In the book, ‘The Unlikely Pilgrimage of Harold Fry,’ author Rachel Joyce tells the fictional story of a man named Harold Fry that is making a pilgrimage on foot to see a dying friend. His journey is over 600 miles! It evolves into a story of transformation, not about his method of transportation! One particular line struck me - now that he had accepted the slowness, he took pleasure in the distance he covered. What a thought-provoking line as we apply it to aging. As our physical abilities change, we may have to consider what blessings are in disguise. Our culture thrives on the importance of speed, strength, brainpower, shrewdness, et.al. If we’re not careful, we may feel that as those attributes decline, we are left deficient. Nothing could be further from the truth; new opportunities arrive.
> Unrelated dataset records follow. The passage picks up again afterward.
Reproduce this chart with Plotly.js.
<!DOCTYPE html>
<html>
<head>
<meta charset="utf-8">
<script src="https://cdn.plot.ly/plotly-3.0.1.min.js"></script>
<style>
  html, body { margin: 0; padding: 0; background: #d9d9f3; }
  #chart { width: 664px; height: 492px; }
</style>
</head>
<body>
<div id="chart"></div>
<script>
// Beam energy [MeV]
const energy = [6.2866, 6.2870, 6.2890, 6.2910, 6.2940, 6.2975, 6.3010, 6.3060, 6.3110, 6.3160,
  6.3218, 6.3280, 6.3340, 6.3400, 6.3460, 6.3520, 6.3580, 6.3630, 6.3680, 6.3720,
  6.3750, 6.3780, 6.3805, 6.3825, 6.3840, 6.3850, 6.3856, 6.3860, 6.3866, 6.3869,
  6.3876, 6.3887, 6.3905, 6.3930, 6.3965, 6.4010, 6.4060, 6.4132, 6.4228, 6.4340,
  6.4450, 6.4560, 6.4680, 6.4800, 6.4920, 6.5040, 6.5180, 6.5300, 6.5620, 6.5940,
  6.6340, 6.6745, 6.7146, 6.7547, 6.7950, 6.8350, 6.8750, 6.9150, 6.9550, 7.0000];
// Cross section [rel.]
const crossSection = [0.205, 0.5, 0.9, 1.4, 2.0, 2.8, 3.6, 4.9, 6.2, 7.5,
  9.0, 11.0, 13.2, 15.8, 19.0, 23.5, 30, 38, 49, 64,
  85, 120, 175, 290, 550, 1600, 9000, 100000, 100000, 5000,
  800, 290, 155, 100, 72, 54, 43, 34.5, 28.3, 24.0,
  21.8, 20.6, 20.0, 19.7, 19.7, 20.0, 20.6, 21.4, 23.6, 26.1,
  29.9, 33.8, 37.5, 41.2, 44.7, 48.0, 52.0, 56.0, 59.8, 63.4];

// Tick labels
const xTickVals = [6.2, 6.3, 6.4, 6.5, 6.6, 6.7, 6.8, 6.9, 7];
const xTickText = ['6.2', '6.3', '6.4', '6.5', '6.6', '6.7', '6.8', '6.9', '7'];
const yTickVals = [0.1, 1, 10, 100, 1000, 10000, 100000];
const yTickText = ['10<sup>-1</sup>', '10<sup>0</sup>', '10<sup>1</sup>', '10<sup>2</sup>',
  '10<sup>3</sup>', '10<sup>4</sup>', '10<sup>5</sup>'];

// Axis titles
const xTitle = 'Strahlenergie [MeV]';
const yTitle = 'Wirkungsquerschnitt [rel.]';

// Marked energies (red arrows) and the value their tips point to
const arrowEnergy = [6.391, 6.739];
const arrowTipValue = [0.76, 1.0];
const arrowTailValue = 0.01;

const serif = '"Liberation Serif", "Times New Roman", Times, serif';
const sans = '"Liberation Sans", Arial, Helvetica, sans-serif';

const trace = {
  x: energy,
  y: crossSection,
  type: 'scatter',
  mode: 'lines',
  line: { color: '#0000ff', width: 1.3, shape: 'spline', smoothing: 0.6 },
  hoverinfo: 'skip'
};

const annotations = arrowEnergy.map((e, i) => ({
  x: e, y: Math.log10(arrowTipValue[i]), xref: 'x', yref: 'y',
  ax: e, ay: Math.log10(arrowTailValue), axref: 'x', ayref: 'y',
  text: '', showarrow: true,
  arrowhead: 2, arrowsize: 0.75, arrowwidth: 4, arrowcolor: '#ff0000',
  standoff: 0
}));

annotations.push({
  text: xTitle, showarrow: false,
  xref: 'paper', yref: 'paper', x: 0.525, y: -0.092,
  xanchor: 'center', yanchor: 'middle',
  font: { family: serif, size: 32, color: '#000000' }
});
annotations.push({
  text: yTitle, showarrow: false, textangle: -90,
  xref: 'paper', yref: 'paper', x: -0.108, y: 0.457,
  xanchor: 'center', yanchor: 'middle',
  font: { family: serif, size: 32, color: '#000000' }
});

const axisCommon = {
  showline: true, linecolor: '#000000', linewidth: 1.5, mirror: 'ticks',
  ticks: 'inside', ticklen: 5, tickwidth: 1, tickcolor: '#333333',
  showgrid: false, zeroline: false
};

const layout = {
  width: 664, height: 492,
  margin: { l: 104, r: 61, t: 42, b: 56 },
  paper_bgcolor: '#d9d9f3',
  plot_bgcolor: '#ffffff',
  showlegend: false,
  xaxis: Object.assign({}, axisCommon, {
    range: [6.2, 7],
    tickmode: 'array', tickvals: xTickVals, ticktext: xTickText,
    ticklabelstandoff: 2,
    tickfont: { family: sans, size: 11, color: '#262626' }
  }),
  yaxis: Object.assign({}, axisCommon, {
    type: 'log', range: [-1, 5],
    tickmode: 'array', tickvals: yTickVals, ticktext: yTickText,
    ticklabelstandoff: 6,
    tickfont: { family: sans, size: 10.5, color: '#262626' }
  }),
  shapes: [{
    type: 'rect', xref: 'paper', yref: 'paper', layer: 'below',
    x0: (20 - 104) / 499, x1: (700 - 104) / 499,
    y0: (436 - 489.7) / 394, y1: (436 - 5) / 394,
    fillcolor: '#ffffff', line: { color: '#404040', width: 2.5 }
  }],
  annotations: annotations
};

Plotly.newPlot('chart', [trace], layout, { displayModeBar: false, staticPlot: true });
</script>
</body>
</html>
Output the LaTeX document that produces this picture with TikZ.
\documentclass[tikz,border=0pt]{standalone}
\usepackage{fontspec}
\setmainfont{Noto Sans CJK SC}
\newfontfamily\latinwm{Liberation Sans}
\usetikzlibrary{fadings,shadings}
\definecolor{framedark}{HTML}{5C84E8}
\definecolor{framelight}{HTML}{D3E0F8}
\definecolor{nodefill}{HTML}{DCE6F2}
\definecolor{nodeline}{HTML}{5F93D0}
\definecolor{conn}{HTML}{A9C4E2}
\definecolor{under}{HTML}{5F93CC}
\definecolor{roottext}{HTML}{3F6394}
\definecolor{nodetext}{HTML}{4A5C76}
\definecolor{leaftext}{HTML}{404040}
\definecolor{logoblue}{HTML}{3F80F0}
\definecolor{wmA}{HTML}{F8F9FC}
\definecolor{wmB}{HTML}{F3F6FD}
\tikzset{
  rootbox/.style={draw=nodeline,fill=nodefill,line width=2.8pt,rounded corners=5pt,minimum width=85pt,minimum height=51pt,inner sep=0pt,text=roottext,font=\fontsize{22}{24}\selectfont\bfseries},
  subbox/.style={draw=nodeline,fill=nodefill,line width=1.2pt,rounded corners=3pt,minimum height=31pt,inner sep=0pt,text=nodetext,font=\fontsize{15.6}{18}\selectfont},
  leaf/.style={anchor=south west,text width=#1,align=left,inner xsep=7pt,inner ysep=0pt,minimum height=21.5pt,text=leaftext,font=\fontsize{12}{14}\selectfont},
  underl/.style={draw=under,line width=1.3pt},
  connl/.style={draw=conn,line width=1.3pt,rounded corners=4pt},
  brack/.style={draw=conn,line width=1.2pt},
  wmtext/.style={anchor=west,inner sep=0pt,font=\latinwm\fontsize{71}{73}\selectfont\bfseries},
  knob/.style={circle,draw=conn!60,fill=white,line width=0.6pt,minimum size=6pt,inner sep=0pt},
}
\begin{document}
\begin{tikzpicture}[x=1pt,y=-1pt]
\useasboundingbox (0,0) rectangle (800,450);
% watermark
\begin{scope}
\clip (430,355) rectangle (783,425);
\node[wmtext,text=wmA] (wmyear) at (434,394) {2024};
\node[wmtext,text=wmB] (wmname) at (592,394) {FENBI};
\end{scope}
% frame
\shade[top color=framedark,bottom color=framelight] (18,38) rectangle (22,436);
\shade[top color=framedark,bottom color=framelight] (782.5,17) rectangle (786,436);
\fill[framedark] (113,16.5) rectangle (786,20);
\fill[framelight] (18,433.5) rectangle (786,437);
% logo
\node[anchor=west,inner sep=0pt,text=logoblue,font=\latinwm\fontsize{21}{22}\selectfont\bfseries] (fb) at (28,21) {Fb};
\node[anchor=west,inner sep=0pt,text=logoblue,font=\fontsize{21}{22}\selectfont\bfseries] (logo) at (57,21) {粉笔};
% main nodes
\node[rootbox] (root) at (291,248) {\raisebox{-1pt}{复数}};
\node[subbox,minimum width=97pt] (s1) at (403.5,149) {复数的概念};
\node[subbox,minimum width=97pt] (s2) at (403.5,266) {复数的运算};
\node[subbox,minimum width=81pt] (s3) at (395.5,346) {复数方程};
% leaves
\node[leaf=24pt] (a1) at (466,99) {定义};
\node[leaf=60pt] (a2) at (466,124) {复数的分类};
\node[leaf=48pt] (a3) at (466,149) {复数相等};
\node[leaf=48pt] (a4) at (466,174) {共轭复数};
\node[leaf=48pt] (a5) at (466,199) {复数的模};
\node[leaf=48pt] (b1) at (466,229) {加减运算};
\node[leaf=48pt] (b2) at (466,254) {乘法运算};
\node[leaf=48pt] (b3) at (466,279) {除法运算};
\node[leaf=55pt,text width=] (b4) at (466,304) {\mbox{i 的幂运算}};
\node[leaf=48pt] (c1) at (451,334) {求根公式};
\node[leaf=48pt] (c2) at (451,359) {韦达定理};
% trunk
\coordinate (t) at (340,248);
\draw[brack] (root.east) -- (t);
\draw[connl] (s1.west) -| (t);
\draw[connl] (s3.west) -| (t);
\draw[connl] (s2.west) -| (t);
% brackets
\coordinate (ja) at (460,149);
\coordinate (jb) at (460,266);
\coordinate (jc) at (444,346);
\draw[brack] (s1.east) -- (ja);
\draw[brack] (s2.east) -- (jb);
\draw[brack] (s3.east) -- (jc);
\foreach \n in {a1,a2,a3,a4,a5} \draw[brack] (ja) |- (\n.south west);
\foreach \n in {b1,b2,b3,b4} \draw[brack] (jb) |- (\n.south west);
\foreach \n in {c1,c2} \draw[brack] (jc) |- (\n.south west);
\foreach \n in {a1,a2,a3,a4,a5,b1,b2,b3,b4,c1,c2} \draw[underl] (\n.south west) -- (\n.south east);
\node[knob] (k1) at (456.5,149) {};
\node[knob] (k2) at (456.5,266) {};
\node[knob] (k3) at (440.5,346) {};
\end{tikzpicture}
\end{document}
The unlikely philosopher, songwriter Mac Davis, wrote, “Hey Mister, where you going in such a hurry, don’t you think it’s time you realized. There’s a whole lot more to life than work and worry. All the sweetest things in life are free. And they’re right before your eyes. You’ve got to stop and smell the roses. You’ve got to count your many blessings every day.” We have the opportunity to exchange speed and agility for characteristics like deliberate, attentive, thoughtful, and kind. If we consider aging as a blessed time for refocusing and reframing, we’ll be surprised by the joy that it creates. There are some 80 year-olds that can run a marathon, but if your best is walking from your recliner to the bathroom…good for you! Take pleasure in the abilities you have. We can all walk 600 miles, given the time. Who’s counting? The real goal is transformation into a considerate, deliberate, and thoughtful person.